The tears keep seeping down to my skin, along with my own.
“She makes me feel uneasy,” he points at Grace, who is sitting on her pink stroller, watching us eat. “What is a baby supposed to eat, anyway?”
“She’s the cutest thing in the world.” I coo her and she gurgles with a happy smile.
My husband shivers, a reaction I despise. “Look at her black bug-eyes,” he thrusts another finget at her. “She’s following our every move. It’s like she can understand what we’re all saying and doing, but none of what she does makes sense.”
“She is a baby, not an alien,” I reply patiently, permanently beginning to feel like having to take care of two kids.
Grace starts to whimper. My husband looks at her, probably willing for her not to start tearing up, which she does exactly.
“Great.” He pushes his chair and leaves the room, leaving me with dirty plates and a baby that refuses to stop crying.
I come down with a fever not so long after. The house is a riot of noise and chaotic mess. I wear a cotton mask around my face, my skin is burning and breaking cold sweat, my hands shake all the time and I feel like fire is being shoved down my throat.
“Rest, rest,” my mother keeps saying as she dusts off dirt from my bookshelves and cater for Grace. “Where is your husband anyway? You need to rest and he needs a sprinkle of reality.”
I suppress a groan and try to get some sleep.
I am awaken by a loud wail later that evening. Dinner is still uncooked except for cold porridge on the fridge, Grace is still unfed without her regular bottle of milk, and I am still not getting better. I climb down the stairs, slowly making my way to the nursery to find Grace.
My husband is there, standing by her bed. I stop and watch him, uncertain if I should interrupt the moment. He seems unsure whether he should pat the hysterical child’s head or stick a plastic nipple full of milk to her mouth to calm her down. At first he lets out a finger to trail the hairlines of the child, but lets go and moves back as soon as Grace reaches out to grab his finger. He stands still for a very long time, until he scoops down and takes Grace with one sweeping movement. His hands tremble and he makes the usual noises as he tells himself to calm down and be brave.

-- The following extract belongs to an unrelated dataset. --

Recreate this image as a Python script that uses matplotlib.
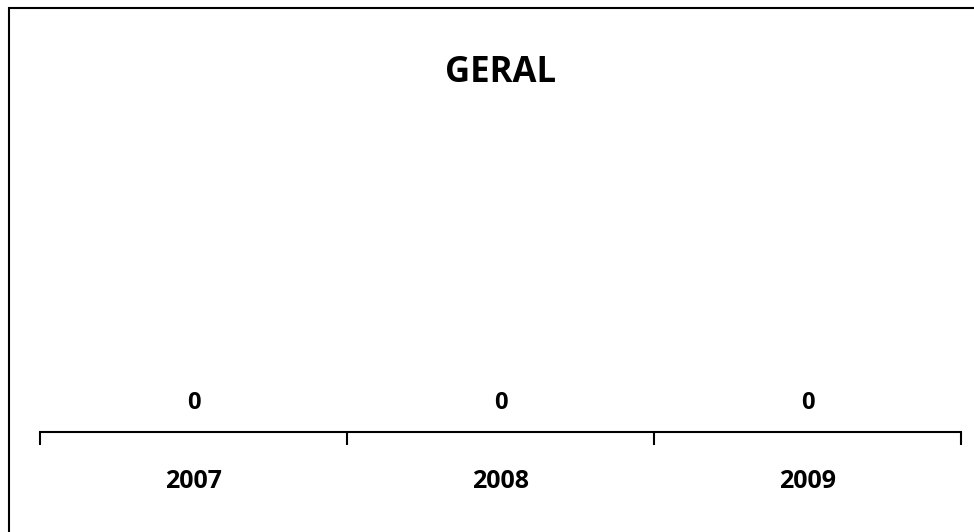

The kid must have felt the surface of her father’s cool skin when they touch. I am not even sure how he feels when for the very first time, he strokes the velvety skin of his daughter’s without hesitation. He brings her closer and lets her nuzzle his neck, until he relaxes his awkward pose and kisses her on the cheek. She quiets down almost instantly.
I smile. There is no need to wait until Grace is thirty. There is still plenty of hope left for him.